De alguna manera, Serrano había conseguido que el médico que resguardaba aquella mano “caída” en combate se la entregara, “para conservarla como un recuerdo” de las gestas heroicas que había compartido con su amigo Obregón. Pasadas unas horas, ya encandilado por el tropel de los coñaques lanzó un sentido discurso, en tono fanfarrón, a las perfumadas gamberras de mesa. Él hacía de político; ellas de público. Siguió la juerga, aunque en los ojos de algunas meretrices se encendió la codicia hacia aquel frasco digno de un museo de embriología. Pancho Serrano y Obregón habían sido buenos amigos. Fue él quien le impidió a Obregón suicidarse cuando aquella granada le destrozó el brazo. Pero cuando manifestó su intención de competir por la presidencia de la República en las mismas elecciones en las que Obregón buscaba reelegirse, el rompimiento fue atroz.

Aquella noche de burdel y parranda, Serrano terminó “hasta las manitas” y extravió el codiciado frasco en el que flotaba la deshebrada mano del que en ese momento era presidente de la República. Parece que las meretrices lo hurtaron.
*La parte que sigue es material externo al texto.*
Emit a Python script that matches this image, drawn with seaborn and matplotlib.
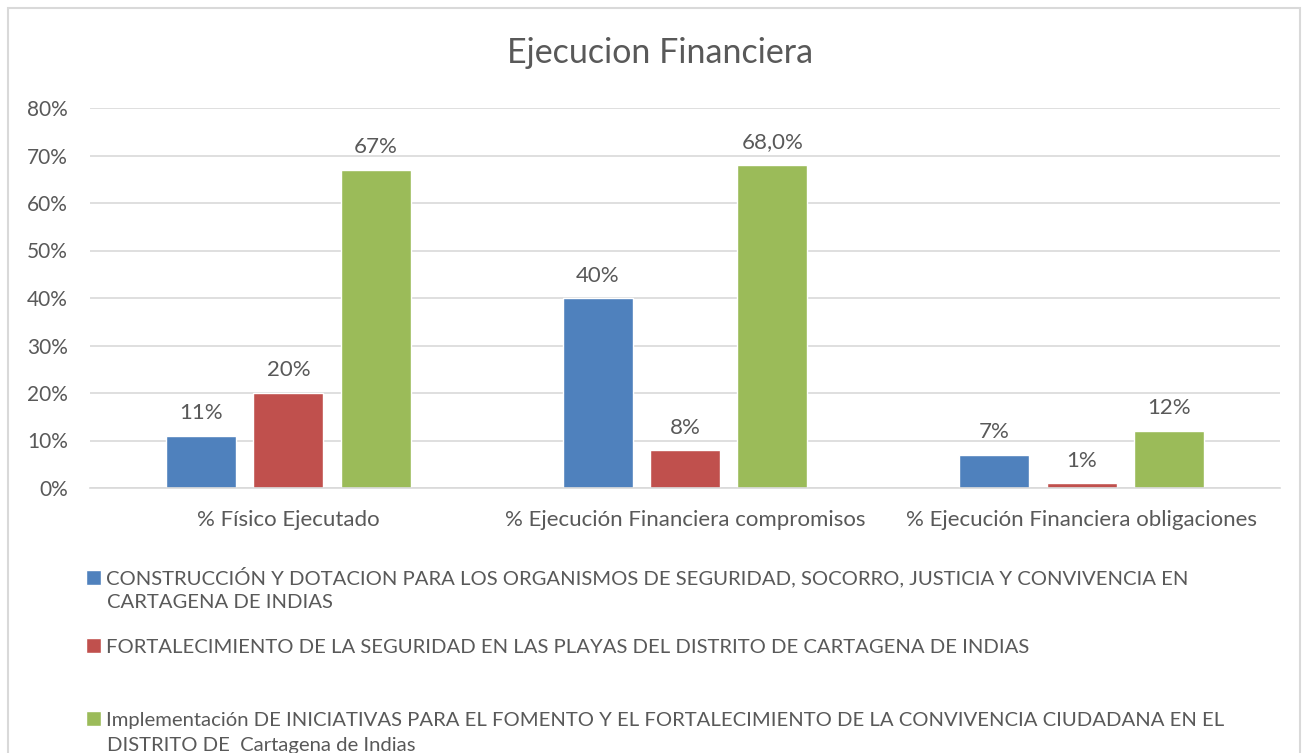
import pandas as pd
import matplotlib
matplotlib.use("Agg")
import matplotlib.pyplot as plt
from matplotlib.patches import Rectangle
from matplotlib.ticker import PercentFormatter
import seaborn as sns

# data
categorias = ["% Físico Ejecutado",
              "% Ejecución Financiera compromisos",
              "% Ejecución Financiera obligaciones"]
series = ["CONSTRUCCIÓN Y DOTACION PARA LOS ORGANISMOS DE SEGURIDAD, SOCORRO, JUSTICIA Y CONVIVENCIA EN CARTAGENA DE INDIAS",
          "FORTALECIMIENTO DE LA SEGURIDAD EN LAS PLAYAS DEL DISTRITO DE CARTAGENA DE INDIAS",
          "Implementación DE INICIATIVAS PARA EL FOMENTO Y EL FORTALECIMIENTO DE LA CONVIVENCIA CIUDADANA EN EL DISTRITO DE  Cartagena de Indias"]
construccion = [0.11, 0.40, 0.07]
fortalecimiento = [0.20, 0.08, 0.01]
implementacion = [0.67, 0.68, 0.12]
etiquetas = [["11%", "40%", "7%"],
             ["20%", "8%", "1%"],
             ["67%", "68,0%", "12%"]]
colores = ["#4F81BD", "#C0504D", "#9BBB59"]

# legend text split in lines the way the reference wraps it
leyenda_lineas = [
    ["CONSTRUCCIÓN Y DOTACION PARA LOS ORGANISMOS DE SEGURIDAD, SOCORRO, JUSTICIA Y CONVIVENCIA EN",
     "CARTAGENA DE INDIAS"],
    ["FORTALECIMIENTO DE LA SEGURIDAD EN LAS PLAYAS DEL DISTRITO DE CARTAGENA DE INDIAS"],
    ["Implementación DE INICIATIVAS PARA EL FOMENTO Y EL FORTALECIMIENTO DE LA CONVIVENCIA CIUDADANA EN EL",
     "DISTRITO DE  Cartagena de Indias"],
]

filas = []
for serie, valores in zip(series, [construccion, fortalecimiento, implementacion]):
    for cat, v in zip(categorias, valores):
        filas.append((cat, serie, v))
df = pd.DataFrame(filas, columns=["Categoria", "Serie", "Valor"])

sns.set_theme(style="white")
plt.rcParams['font.family'] = ['Lato', 'DejaVu Sans']
gris = "#595959"

W, H = 1309, 753
fig = plt.figure(figsize=(W / 100, H / 100), dpi=100)
ax = fig.add_axes([90 / W, 1 - 488 / H, 1190 / W, 380 / H])

sns.barplot(data=df, x="Categoria", y="Valor", hue="Serie", order=categorias,
            hue_order=series, palette=colores, saturation=1, width=0.66, gap=0.2,
            ax=ax, errorbar=None)

ax.set_ylim(0, 0.8)
ax.set_yticks([i / 10 for i in range(9)])
ax.yaxis.set_major_formatter(PercentFormatter(1.0, decimals=0))
ax.grid(axis="y", color="#D9D9D9", linewidth=1.2)
ax.set_axisbelow(True)
for s in ["top", "right", "left"]:
    ax.spines[s].set_visible(False)
ax.spines["bottom"].set_color("#D9D9D9")
ax.spines["bottom"].set_linewidth(1.2)
ax.tick_params(axis="x", length=0, labelsize=16, colors=gris, pad=16)
ax.tick_params(axis="y", length=0, labelsize=15, colors=gris, pad=16)
ax.set_xlabel("")
ax.set_ylabel("")

for cont, labs in zip(ax.containers, etiquetas):
    ax.bar_label(cont, labels=labs, padding=9, fontsize=16, color=gris)

handles, _ = ax.get_legend_handles_labels()
ax.get_legend().remove()

fig.text(660 / W, 1 - 53 / H, "Ejecucion Financiera", ha="center", va="center",
         fontsize=24.5, color=gris)

# legend entries, one per series, placed as in the reference
y_lineas = [577, 647, 720]
for h, lineas, y in zip(handles, leyenda_lineas, y_lineas):
    leg = fig.legend([h], [lineas[0]], loc="center left",
                     bbox_to_anchor=(86 / W, 1 - y / H), frameon=False,
                     handlelength=0.75, handleheight=0.75, handletextpad=0.25,
                     borderpad=0, borderaxespad=0, fontsize=14.6)
    for t in leg.get_texts():
        t.set_color(gris)
    for extra in lineas[1:]:
        fig.text(107 / W, 1 - (y + 25) / H, extra, ha="left", va="center",
                 fontsize=14.6, color=gris)

fig.patches.append(Rectangle((8 / W, -0.1), 1292 / W, 1.1 - 8 / H,
                             transform=fig.transFigure, fill=False,
                             edgecolor="#D9D9D9", linewidth=1.5))

fig.savefig("out.png", dpi=100, facecolor="white")
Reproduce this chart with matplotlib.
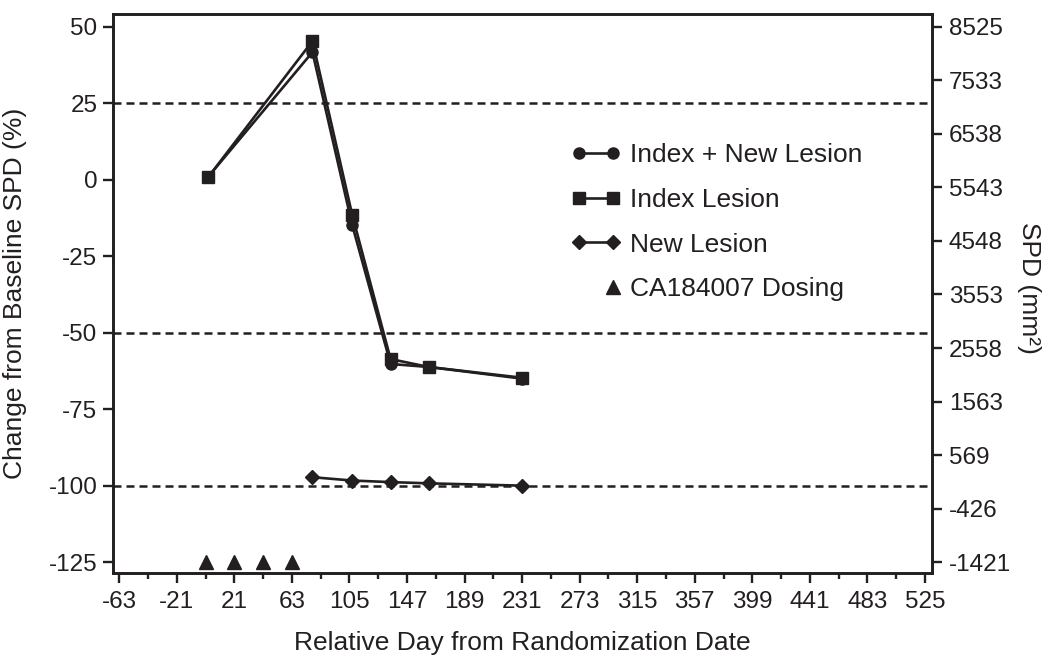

Pasaron varios años sin saber el paradero del acuoso vestigio. A Álvaro Obregón lo asesinaron en 1928, mientras comía frijolitos en el restaurante La Bombilla. Antes de 1935 apareció la mano. La halló el médico de Obregón, el doctor Enrique Osornio. Era exhibida como fetiche en un burdel de la avenida Insurgentes. Osornio la adquirió y se la entregó a uno de los “herederos” de Obregón, Aarón Sáenz. En julio de 1935 –¡veinte años después de que perdiera la mano!– se inauguró un monumento al héroe de la Batalla de Celaya, en el mismo sitio donde lo ultimaron. El arquitecto consideró un nicho para mostrar la necrófila reliquia, para el morbo y el espectáculo del respetable. Aquel día, Sáenz y Osornio bajaron de un auto con el frasco envuelto en una bolsa de papel y lo depositaron en su egregio refugio. Obregón vivió 48 años; su mano estuvo entre los hombres 109. En 1989 fue incinerada y llevada a Huatabampo, Sonora, donde está sepultado el último de los caudillos. Como fragmentos a su imán, aquella mano finalmente se reencontró con su cuerpo.